Un livre d'artiste sous forme de magazine dédié aux poteaux anti-stationnement urbains, objets du quotidien aussi étranges que familiers parmi la multitude des signes qui composent la ville et structurent l'espace public, avec de nombreuses contributions.
Il est apparu dans les années 90. Sa mission était d'empêcher les voitures de se garer sur les trottoirs. En trois décennies, il a colonisé toutes les villes d'Europe et au-delà, où il sécurise les cheminements des piétons et mène combat contre le vide. À Paris, on en a dénombré 354 642 en 2013. Trois fois plus nombreux que les arbres, quatre fois plus que les pigeons. Comment se fait-il alors qu'aujourd'hui encore, personne ne le remarque ? Dans nos espaces urbains saturés de signes, là où le banc, le lampadaire et le poteau de signalisation attirent la lumière, les passants et les chiens, il reste l'invisible du mobilier urbain. On ignore jusqu'à son nom. Un potelet ?
Outil de coercition bourré de bonnes intentions, absurdité écologique, sculpture publique impensée, avant-garde de la ségrégation urbaine, plus petit dénominateur commun des capitales européennes, concentré de phallocratie, kaléidoscope de matières, de formes et de couleurs, support d'inscriptions, le potelet brille de toutes ses facettes.
Ce magazine a été discuté et pensé ces trois dernières années avec Livia Velpry, sociologue et autrice.
Julien Berthier (né en 1975 à Besançon, vit et travaille à Aubervilliers) réalise des sculptures, des vidéos, des photographies et des dessins.

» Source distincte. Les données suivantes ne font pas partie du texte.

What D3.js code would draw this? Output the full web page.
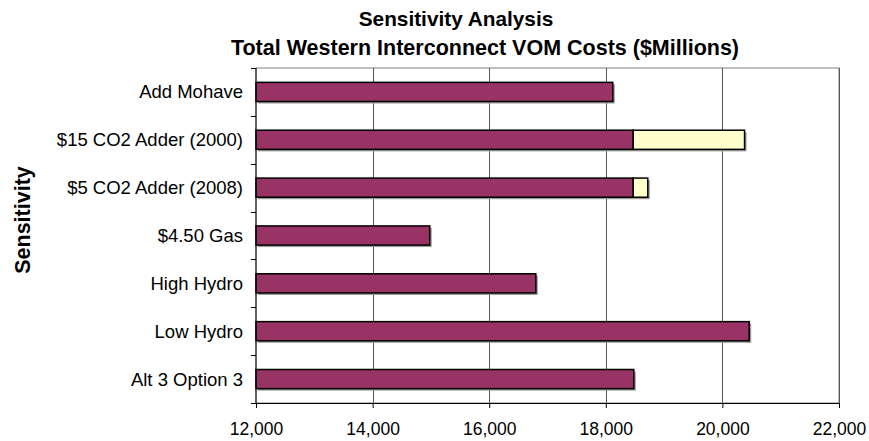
<!DOCTYPE html>
<html><head><meta charset="utf-8">
<script src="https://cdn.jsdelivr.net/npm/d3@7"></script>
<style>body{margin:0;background:#fff;} svg{display:block;font-family:"Liberation Sans",Arial,sans-serif;}</style>
</head><body>
<script>
const categories = ["Add Mohave","$15 CO2 Adder (2000)","$5 CO2 Adder (2008)","$4.50 Gas","High Hydro","Low Hydro","Alt 3 Option 3"];
const baseCost = [18120, 18470, 18470, 14980, 16800, 20460, 18480];
const co2Adder = [0, 1910, 250, 0, 0, 0, 0];
const xTicks = [12000, 14000, 16000, 18000, 20000, 22000];
const titleLines = ["Sensitivity Analysis", "Total Western Interconnect VOM Costs ($Millions)"];
const yTitle = "Sensitivity";

const W = 869, H = 441;
const m = {left:256, right:30, top:68, bottom:38};
const svg = d3.select("body").append("svg").attr("width",W).attr("height",H);

const x = d3.scaleLinear().domain([12000,22000]).range([m.left, W-m.right]);
const y = d3.scaleBand().domain(categories).range([m.top, H-m.bottom]).paddingInner(0.6).paddingOuter(0.3);
const yb = d3.scaleBand().domain(categories).range([m.top, H-m.bottom]);

// plot border (top/right)
svg.append("rect").attr("x",x(12000)).attr("y",m.top).attr("width",x(22000)-x(12000)).attr("height",H-m.bottom-m.top)
  .attr("fill","none").attr("stroke","#808080").attr("stroke-width",1);

// gridlines
svg.append("g").selectAll("line").data(xTicks.slice(1)).join("line")
  .attr("x1",d=>Math.round(x(d))+0.5).attr("x2",d=>Math.round(x(d))+0.5)
  .attr("y1",m.top).attr("y2",H-m.bottom).attr("stroke","#555").attr("stroke-width",1);

const data = categories.map((c,i)=>({c, base:baseCost[i], add:co2Adder[i]}));

// shadows
svg.append("g").selectAll("rect").data(data).join("rect")
  .attr("x",x(12000)+2).attr("y",d=>y(d.c)+2)
  .attr("width",d=>x(d.base+d.add)-x(12000)).attr("height",y.bandwidth())
  .attr("fill","#999");

// base bars
svg.append("g").selectAll("rect").data(data).join("rect")
  .attr("x",x(12000)).attr("y",d=>y(d.c))
  .attr("width",d=>x(d.base)-x(12000)).attr("height",y.bandwidth())
  .attr("fill","#993366").attr("stroke","#000").attr("stroke-width",1.5);

// adder bars
svg.append("g").selectAll("rect").data(data.filter(d=>d.add>0)).join("rect")
  .attr("x",d=>x(d.base)).attr("y",d=>y(d.c))
  .attr("width",d=>x(d.base+d.add)-x(d.base)).attr("height",y.bandwidth())
  .attr("fill","#FFFFCC").attr("stroke","#000").attr("stroke-width",1.5);

// x axis
const xAxis = d3.axisBottom(x).tickValues(xTicks).tickFormat(d3.format(",")).tickSizeOuter(0).tickSize(5).tickPadding(15);
const gx = svg.append("g").attr("transform",`translate(0,${H-m.bottom})`).call(xAxis);
gx.selectAll("text").attr("font-size",17.5).attr("fill","#000").attr("font-family","Liberation Sans, Arial, sans-serif");
gx.selectAll("line,path").attr("stroke","#000");

// y axis
const gy = svg.append("g").attr("transform",`translate(${m.left},0)`);
gy.append("line").attr("x1",0).attr("x2",0).attr("y1",m.top).attr("y2",H-m.bottom).attr("stroke","#000");
const bounds = categories.map(c=>yb(c)).concat([H-m.bottom]);
gy.selectAll("line.t").data(bounds).join("line").attr("class","t")
  .attr("x1",-5).attr("x2",0).attr("y1",d=>Math.round(d)+0.5).attr("y2",d=>Math.round(d)+0.5).attr("stroke","#000");
gy.selectAll("text").data(categories).join("text")
  .attr("x",-13).attr("y",d=>yb(d)+yb.bandwidth()/2).attr("dy","0.35em")
  .attr("text-anchor","end").attr("font-size",18.5).attr("fill","#000").text(d=>d);

// titles
svg.append("text").attr("x",456).attr("y",26).attr("text-anchor","middle").attr("font-weight","bold").attr("font-size",20.8).text(titleLines[0]);
svg.append("text").attr("x",485).attr("y",55).attr("text-anchor","middle").attr("font-weight","bold").attr("font-size",21.5).text(titleLines[1]);
svg.append("text").attr("transform","translate(30,220) rotate(-90)").attr("text-anchor","middle").attr("font-weight","bold").attr("font-size",21.5).text(yTitle);
</script>
</body></html>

« Ne pas laisser le monde aux mains des spécialistes. » En construisant des objets – à la fois hyperréalistes et néanmoins fictionnels – qu'il confronte à l'espace public, Julien Berthier reste fidèle à cette déclaration. L'artiste poursuit une ambiguïté permanente dans les œuvres et les situations qu'il produit. Il nous offre à la fois des objets plausibles (qui pourraient tout à fait exister dans le monde dans lequel nous vivons) et leur critique. Loin de l'idée d'améliorer le monde, l'artiste utilise l'ironie, en tant qu'acte de feindre l'ignorance pour susciter un questionnement, afin d'introduire une réflexion plus générale sur notre société.
Les œuvres de Julien Berthier peuvent
« modifier la vie sociale, contribuer à son amélioration, en démasquer conventions, aspects inaperçus ou refoulés [ce qui] revient à parler pareil (comme tout citoyen que concerne la vie publique en milieu démocratique) et autrement (en usant de moyens, d'ordre artistique, à même de susciter une attention plus aiguë, plus singulière que celle que permet le langage de l'art un langage social). Il s'agit de faire du langage de l'art un langage à la fois intégré, donc capable d'être entendu, et dissonant, c'est-à-dire dont le propos vient mettre en débat l'opinion dominante. » (Paul Ardenne, in L'art contextuel, 2004).